The fact that Inner London has a higher proportion of low income and/or renting households probably goes a long way to explaining why it has the highest support for new supply in the country. The tenure comparison also supports the case for an economic rationale behind attitudes to new supply. Owner occupiers would tend to have the least need for new supply and the most to lose if new supply brings down house prices, while social housing tenants have little incentive to worry about lower local prices and are more likely to know someone who needs a home or be in need of one themselves. And perhaps private renters are somewhere in the middle.

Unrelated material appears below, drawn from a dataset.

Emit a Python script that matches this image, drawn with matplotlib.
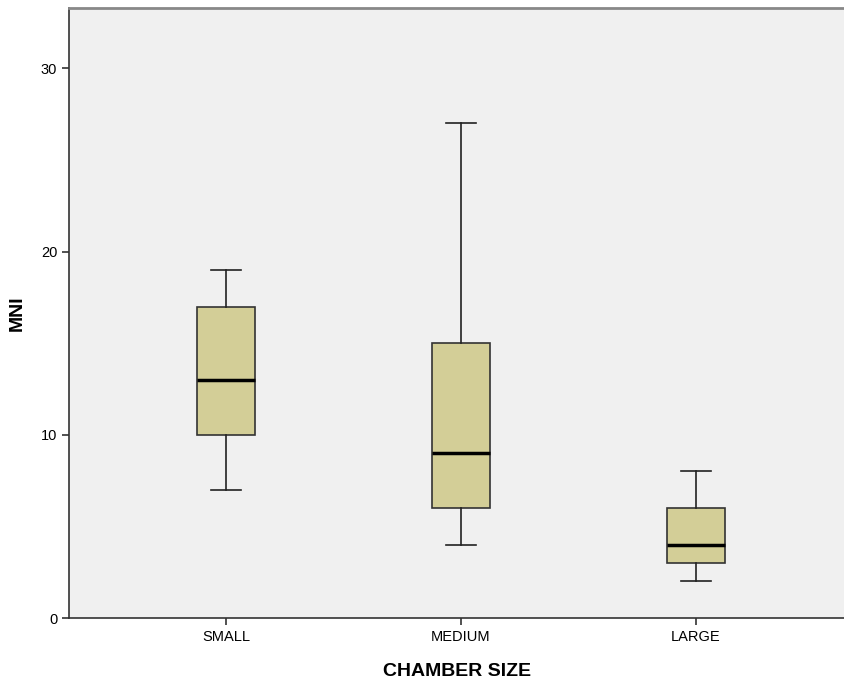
import matplotlib.pyplot as plt

plt.rcParams["font.family"] = ["Liberation Sans", "DejaVu Sans"]

categories = ["SMALL", "MEDIUM", "LARGE"]
whisker_low = [7, 4, 2]
q1 = [10, 6, 3]
median = [13, 9, 4]
q3 = [17, 15, 6]
whisker_high = [19, 27, 8]

stats = []
for i, name in enumerate(categories):
    stats.append({"label": name, "whislo": whisker_low[i], "q1": q1[i],
                  "med": median[i], "q3": q3[i], "whishi": whisker_high[i],
                  "fliers": []})

fig = plt.figure(figsize=(8.45, 6.84), dpi=100)
ax = fig.add_axes([69 / 845, 66 / 684, 1 - 69 / 845, 610 / 684])
ax.set_facecolor("#f0f0f0")

ax.bxp(stats, positions=[1, 2, 3], widths=0.25, patch_artist=True,
       showfliers=False,
       boxprops=dict(facecolor="#d3ce97", edgecolor="#333333", linewidth=1.2),
       medianprops=dict(color="black", linewidth=2.5),
       whiskerprops=dict(color="#222222", linewidth=1.2),
       capprops=dict(color="#222222", linewidth=1.2),
       capwidths=0.125)

ax.set_xlim(0.332, 3.634)
ax.set_ylim(0, 33.3)
ax.set_yticks([0, 10, 20, 30])
ax.set_xticks([1, 2, 3])
ax.set_xticklabels(categories)
ax.tick_params(labelsize=10.5, color="#333333", length=5, width=1.2)

ax.spines["right"].set_visible(False)
ax.spines["top"].set_color("#888888")
ax.spines["top"].set_linewidth(2)
ax.spines["left"].set_color("#333333")
ax.spines["bottom"].set_color("#333333")
ax.spines["left"].set_linewidth(1.2)
ax.spines["bottom"].set_linewidth(1.2)

ax.set_xlabel("CHAMBER SIZE", fontsize=14, fontweight="bold", labelpad=14)
ax.set_ylabel("MNI", fontsize=14, fontweight="bold")
ax.yaxis.set_label_coords(-0.056, 0.5)

plt.savefig("out.png", dpi=100)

As a final point, I'd just like to emphasise that we tend to think of attitudes to new housing supply as a personal matter, but it has potentially huge implications for the lives of other people. If we succesfully oppose new housing supply in our local area we make it more difficult for people to find a decent, affordable place to live. We may not ever meet those people or even be aware of their existence, but they exist alright. This is in large part a moral issue, and I think we should be willing to discuss our attitudes to it in terms of their moral consequences.

Friday, 1 July 2011

Cycling journey times are very reliable

A couple of sources on cycle journey time reliability. First there's TfL's report of August 2009, which finds (para 10.4) that:
journey times are very consistent per rider, and far more independent of traffic conditions than [for] larger vehicles such as cars. Cyclists do not travel in the main traffic stream and therefore avoid the main barriers (barring signals) that other road users face

Then there's a survey done by the Chartered Management Institute in 2004, which doesn't appear to be available itself any more but is referenced in a few places, notably this Haringey Council document:
According to a Chartered Management Institute survey (2004) of 4,000 of their members, cyclists are more likely to arrive at work on time, and are more productive and less prone to stress than their counterparts arriving by car or public transport. The Institute found that 58% of cyclists say they are never disrupted by traffic, compared to only four per cent of drivers. Nine per cent of cyclists say they are stressed by their journey to work, compared to nearly 40% of drivers; almost a quarter of motorists feel their productivity is affected by the stress of their commute, compared to zero percent of the cyclists.

The upshot is that cycling journey times are very reliable, much more reliable than car journeys, because cyclists can usually filter through stationary traffic. This implies that if more people switched from cars to bikes then overall journey time reliability would go up, all else equal. But if your main measure of journey time reliability excludes cyclists and focuses only on motor vehicle traffic, as TfL's does, then the risk is that your attempts to improve reliability for motor vehicles will come at the expense of a mode which will always be much more reliable.

"Exponentially diminishing collective returns"

The New York Times is hosting a discussion on the somewhat over-hyped distinction it has drawn between European cities supposedly out to make motorists' lives a misery and American cities which are not. I like Tom Vanderbilt's contribution best, as I think it puts the idea that cities should be remade around cars in its proper historical place:
The idea that a city like New York could be made wholly compatible with the car looks increasingly antique, a paved-with-good-intentions fever dream now as obsolete as the idea of tower-block housing projects. As Michael Frumin, a transportation expert, once observed, if the morning subway commute were to be conducted by car, we would need 84 Queens Midtown Tunnels, 76 Brooklyn Bridges or 200 Fifth Avenues.

The car, with its exponentially diminishing collective returns — for example, traffic — is not the solution to mobility in the increasingly crowded cities of the 21st century. The sooner we put this flat-earth belief behind us, the faster we can get along with ideas for more efficient forms of mobility.

I love that phrase - exponentially diminishing collective returns!